Over the years countless knowledge has been collected, this knowledge spans from knowledge about religions, cultures, science, and many more. After realizing that we needed a better way to store and access information the internet was created. Over the years there have been many advancements involving the internet making it better and more reliable. It became the global hub for information. With this people have become highly reliant on the internet to make it through their day-to-day life. With the internet holding all known information and being the basis for our lives now failing to properly keep track of information could be problematic. This is becoming a problem. Thousands of documents and reports are just vanishing from the internet, But why?
Originally people were confused because millions of research papers were disappearing. The problem appears to be an inability to keep up with the increasingly high amount of information being added to the database. Later it was determined that it was due to failed attempts to properly preserve the information. Meaning that this reported disappearance was nothing but human error when documenting their papers.
Back around 2013, the government pulled the plug on multiple websites across America. These links were directly connected to government documents both recent and archived. With this people very quickly noticed they disappeared and that any links pointing to the affected documents were erased from the internet. This has led people to buy some of these no longer functioning link connections and add messages like, “ Aren’t you glad you didn’t cite to this webpage … If you had, like Justice Alito did, the original content would have long since disappeared and someone else might have come along and purchased the domain to comment on the transience of linked information in the internet age.”
This occurrence is known as link rot, where when one thing on the internet is destroyed on the internet, anything linked to it will also be destroyed.
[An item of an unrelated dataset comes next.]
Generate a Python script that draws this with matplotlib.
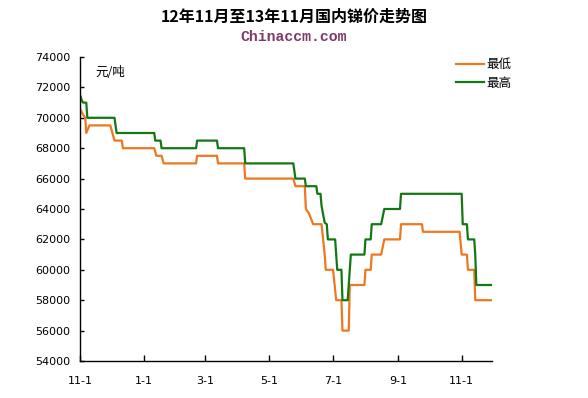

While the effects of the deleted government documents are the most prominent account of this, it is seen very frequently. It has been recorded that about 66.5% of Links to Sites in the Last 9 Years have died. This might not seem bad but, it is seen that only 6% are rotted from 2018, 43% from 2008, and 72% recorded link rot from 1998. The connections within the internet are progressively getting worse and if we don’t find a solution for this the archive of the internet will become as efficient in storing knowledge as a waterlogged library from the 7th century. If this continues one new job will emerge and instead of cataloging information into the internet, you’ll be cataloging information from the internet into Giant, a couple of thousand page encyclopedias. If a solution is not found soon there will be no internet at all.